* The exercise:
Find and copy each line of the records where the string "this" shows up.

* Data rows:
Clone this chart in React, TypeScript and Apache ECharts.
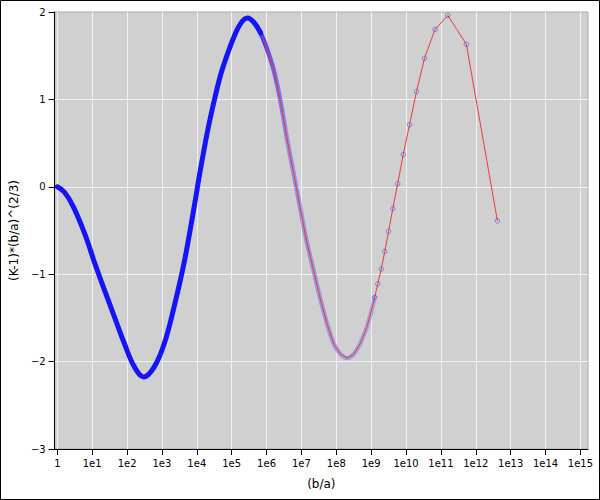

--

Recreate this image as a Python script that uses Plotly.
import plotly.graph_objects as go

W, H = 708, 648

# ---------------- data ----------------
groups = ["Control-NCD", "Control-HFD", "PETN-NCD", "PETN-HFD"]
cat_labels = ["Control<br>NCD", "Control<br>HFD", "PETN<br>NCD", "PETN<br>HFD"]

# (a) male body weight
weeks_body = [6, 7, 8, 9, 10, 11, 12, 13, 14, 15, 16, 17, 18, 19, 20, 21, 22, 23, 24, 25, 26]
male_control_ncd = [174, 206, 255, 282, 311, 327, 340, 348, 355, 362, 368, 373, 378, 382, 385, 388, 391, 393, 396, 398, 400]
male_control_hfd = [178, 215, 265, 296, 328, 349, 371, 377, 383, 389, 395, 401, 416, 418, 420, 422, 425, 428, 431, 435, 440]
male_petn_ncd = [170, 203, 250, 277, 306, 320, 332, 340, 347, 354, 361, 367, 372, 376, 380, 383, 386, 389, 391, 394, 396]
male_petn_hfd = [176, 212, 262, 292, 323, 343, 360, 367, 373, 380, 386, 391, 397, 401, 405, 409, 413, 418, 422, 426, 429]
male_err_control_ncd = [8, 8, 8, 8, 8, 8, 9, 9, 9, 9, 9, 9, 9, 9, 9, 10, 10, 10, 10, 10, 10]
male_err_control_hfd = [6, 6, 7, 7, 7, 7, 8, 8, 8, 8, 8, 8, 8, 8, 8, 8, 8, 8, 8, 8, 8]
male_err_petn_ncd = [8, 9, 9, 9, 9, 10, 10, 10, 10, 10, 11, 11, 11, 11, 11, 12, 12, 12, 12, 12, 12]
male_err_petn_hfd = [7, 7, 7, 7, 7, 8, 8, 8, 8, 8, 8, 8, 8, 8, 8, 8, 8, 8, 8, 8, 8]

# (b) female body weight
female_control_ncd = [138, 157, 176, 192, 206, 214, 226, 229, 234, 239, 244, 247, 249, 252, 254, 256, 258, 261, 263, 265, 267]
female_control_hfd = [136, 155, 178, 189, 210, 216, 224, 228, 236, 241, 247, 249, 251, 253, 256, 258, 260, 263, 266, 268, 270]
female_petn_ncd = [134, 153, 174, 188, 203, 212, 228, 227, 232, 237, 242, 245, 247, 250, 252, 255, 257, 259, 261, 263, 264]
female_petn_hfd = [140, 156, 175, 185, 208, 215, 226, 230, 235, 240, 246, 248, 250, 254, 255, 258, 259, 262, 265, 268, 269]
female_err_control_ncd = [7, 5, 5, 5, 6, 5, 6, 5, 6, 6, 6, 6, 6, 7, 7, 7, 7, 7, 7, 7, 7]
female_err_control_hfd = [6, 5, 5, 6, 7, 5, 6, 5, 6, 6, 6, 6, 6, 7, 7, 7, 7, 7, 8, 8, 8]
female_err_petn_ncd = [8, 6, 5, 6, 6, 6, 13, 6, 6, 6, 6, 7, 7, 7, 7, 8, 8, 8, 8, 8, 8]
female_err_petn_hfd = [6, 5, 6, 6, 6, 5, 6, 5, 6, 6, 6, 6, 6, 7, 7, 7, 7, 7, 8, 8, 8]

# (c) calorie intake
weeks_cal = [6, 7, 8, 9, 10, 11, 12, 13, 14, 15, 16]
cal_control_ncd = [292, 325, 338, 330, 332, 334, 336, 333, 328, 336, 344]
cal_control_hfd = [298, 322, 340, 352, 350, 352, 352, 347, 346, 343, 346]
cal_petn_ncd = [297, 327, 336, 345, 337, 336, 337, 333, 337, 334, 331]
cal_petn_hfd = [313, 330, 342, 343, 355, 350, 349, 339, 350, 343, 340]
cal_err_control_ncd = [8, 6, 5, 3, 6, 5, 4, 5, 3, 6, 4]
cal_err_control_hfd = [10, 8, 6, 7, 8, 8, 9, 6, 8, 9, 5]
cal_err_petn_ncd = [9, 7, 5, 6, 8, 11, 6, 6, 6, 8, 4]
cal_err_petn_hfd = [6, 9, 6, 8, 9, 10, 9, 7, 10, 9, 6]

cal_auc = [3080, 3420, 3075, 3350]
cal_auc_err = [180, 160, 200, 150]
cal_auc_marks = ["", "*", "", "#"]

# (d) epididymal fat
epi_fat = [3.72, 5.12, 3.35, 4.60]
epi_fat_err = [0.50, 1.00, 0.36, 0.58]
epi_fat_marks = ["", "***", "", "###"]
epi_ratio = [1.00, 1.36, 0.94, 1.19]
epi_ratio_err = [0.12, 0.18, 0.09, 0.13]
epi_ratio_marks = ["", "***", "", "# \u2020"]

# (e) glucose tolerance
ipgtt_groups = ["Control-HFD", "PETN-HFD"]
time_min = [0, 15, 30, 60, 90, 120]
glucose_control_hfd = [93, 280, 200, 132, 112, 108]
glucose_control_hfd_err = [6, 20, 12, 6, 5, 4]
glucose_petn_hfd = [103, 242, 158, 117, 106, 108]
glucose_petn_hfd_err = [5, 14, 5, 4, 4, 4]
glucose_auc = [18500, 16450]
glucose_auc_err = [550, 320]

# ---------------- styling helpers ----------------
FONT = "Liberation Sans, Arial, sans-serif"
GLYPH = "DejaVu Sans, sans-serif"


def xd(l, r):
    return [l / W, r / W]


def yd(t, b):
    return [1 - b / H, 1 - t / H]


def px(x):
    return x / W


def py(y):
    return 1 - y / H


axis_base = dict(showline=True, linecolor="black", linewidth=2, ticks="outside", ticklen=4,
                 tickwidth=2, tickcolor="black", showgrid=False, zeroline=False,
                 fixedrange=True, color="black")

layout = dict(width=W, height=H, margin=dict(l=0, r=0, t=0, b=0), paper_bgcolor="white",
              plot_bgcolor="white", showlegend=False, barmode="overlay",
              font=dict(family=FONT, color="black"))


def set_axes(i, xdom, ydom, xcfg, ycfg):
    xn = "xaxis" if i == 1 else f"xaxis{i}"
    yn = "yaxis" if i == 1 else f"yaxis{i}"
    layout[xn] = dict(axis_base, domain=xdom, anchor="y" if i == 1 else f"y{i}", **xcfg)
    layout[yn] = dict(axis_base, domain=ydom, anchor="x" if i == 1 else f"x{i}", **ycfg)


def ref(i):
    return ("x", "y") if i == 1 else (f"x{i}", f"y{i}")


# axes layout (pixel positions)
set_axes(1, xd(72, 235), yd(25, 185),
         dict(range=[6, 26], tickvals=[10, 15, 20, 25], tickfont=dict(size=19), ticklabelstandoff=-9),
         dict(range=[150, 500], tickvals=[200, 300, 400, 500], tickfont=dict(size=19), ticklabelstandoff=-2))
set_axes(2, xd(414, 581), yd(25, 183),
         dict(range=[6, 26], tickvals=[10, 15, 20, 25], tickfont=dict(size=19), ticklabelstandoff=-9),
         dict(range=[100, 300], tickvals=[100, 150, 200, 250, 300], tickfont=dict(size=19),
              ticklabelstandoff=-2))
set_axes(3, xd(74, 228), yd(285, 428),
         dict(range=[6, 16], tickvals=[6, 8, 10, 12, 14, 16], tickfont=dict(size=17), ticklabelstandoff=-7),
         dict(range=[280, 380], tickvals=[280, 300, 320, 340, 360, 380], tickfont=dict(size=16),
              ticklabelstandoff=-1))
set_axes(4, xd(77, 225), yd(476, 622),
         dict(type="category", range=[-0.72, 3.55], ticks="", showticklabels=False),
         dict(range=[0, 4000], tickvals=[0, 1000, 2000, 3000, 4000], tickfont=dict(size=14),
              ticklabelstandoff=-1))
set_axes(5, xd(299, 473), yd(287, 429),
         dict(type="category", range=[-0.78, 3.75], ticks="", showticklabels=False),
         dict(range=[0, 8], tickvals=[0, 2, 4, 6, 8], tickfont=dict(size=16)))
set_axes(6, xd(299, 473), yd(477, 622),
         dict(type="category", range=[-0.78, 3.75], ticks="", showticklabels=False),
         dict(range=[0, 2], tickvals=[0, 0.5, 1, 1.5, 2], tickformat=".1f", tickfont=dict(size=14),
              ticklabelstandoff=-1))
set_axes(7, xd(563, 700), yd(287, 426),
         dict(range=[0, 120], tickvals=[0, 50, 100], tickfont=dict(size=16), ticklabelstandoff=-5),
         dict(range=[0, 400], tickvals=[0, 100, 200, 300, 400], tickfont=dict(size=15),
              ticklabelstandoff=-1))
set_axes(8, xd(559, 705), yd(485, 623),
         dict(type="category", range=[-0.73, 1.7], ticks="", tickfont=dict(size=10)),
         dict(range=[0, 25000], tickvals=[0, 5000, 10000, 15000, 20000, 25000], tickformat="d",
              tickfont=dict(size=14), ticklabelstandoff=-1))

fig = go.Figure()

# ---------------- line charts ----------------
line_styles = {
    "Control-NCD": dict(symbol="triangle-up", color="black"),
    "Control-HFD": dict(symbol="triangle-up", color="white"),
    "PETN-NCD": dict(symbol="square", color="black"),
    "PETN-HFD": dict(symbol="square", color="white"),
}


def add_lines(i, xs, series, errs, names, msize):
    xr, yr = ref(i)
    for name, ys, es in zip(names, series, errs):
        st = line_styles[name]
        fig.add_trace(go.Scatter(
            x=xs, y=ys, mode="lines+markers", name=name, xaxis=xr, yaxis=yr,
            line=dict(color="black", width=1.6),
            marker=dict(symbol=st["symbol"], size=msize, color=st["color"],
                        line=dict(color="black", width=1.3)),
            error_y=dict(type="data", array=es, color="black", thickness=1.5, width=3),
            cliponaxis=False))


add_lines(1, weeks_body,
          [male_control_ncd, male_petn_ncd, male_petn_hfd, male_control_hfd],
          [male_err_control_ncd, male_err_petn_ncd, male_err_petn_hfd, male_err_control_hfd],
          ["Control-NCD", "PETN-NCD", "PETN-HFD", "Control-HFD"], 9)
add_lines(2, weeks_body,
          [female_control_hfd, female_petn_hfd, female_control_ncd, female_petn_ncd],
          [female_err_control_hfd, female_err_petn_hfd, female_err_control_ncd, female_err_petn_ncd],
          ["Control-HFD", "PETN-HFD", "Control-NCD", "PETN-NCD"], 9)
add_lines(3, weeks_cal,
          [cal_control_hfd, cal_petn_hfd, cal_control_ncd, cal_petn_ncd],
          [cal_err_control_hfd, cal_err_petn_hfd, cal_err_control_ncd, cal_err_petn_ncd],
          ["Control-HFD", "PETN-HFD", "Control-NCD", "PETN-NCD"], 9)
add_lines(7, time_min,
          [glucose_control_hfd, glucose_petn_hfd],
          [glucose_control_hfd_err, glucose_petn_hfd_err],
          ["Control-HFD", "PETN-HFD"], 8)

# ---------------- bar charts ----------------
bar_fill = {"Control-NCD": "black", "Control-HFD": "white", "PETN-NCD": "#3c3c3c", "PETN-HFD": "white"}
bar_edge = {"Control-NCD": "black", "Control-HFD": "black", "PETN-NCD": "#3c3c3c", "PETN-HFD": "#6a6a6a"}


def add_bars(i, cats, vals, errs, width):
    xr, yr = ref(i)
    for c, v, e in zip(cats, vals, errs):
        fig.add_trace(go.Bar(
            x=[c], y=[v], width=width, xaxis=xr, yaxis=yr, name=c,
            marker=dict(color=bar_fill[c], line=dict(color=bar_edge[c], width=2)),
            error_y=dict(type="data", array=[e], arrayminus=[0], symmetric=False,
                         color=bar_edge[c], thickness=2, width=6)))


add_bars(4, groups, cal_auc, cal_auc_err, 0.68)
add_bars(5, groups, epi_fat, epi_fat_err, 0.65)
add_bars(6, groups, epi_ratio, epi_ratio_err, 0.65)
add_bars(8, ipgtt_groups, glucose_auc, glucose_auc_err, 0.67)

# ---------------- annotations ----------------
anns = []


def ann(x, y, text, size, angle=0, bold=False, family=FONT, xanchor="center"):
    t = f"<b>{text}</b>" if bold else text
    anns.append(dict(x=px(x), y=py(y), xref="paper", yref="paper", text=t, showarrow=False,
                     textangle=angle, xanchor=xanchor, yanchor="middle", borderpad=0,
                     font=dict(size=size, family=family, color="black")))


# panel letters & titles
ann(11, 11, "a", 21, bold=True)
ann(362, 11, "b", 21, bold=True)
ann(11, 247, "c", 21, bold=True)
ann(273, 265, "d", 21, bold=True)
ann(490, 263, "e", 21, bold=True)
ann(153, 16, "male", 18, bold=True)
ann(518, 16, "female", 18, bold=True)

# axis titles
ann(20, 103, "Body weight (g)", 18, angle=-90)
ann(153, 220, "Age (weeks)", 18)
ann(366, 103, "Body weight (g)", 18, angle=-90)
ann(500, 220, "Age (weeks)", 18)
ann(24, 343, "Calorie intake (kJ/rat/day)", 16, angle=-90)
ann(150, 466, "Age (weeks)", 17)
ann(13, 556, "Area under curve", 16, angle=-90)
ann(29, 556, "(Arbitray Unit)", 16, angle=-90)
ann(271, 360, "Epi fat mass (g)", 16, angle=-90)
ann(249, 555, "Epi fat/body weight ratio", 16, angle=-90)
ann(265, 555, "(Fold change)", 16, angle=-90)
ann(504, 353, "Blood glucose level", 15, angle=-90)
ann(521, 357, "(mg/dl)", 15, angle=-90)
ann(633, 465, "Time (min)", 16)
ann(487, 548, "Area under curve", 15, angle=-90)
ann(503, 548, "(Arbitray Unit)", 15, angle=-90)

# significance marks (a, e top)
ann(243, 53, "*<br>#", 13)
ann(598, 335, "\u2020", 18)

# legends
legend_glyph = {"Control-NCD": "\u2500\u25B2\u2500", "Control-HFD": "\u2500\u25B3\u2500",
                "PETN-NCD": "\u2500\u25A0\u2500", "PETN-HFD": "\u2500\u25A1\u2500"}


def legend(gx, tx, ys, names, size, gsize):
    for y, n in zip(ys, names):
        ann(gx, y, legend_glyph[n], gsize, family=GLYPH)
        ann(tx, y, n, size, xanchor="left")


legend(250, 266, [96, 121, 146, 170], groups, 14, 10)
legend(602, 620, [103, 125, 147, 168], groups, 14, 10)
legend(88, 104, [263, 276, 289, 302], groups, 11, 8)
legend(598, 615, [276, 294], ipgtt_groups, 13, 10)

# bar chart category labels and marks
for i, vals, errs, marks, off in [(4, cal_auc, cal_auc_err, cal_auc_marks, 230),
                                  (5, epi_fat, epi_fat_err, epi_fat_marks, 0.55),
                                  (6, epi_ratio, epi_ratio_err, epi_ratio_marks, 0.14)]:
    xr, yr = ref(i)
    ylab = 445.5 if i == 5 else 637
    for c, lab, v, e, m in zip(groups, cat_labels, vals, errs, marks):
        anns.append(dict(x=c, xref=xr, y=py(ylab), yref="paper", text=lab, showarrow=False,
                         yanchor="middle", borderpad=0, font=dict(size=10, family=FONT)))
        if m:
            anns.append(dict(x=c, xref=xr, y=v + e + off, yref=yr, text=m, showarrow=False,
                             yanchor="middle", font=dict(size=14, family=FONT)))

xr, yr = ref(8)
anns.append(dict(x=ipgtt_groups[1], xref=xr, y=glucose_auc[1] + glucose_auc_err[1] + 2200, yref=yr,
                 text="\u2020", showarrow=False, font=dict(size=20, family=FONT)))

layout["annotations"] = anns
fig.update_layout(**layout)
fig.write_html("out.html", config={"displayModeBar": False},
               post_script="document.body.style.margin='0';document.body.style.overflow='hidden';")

* The reply:
Clone this chart in React, TypeScript and Apache ECharts.
Recreate this image as a Python script that uses Plotly.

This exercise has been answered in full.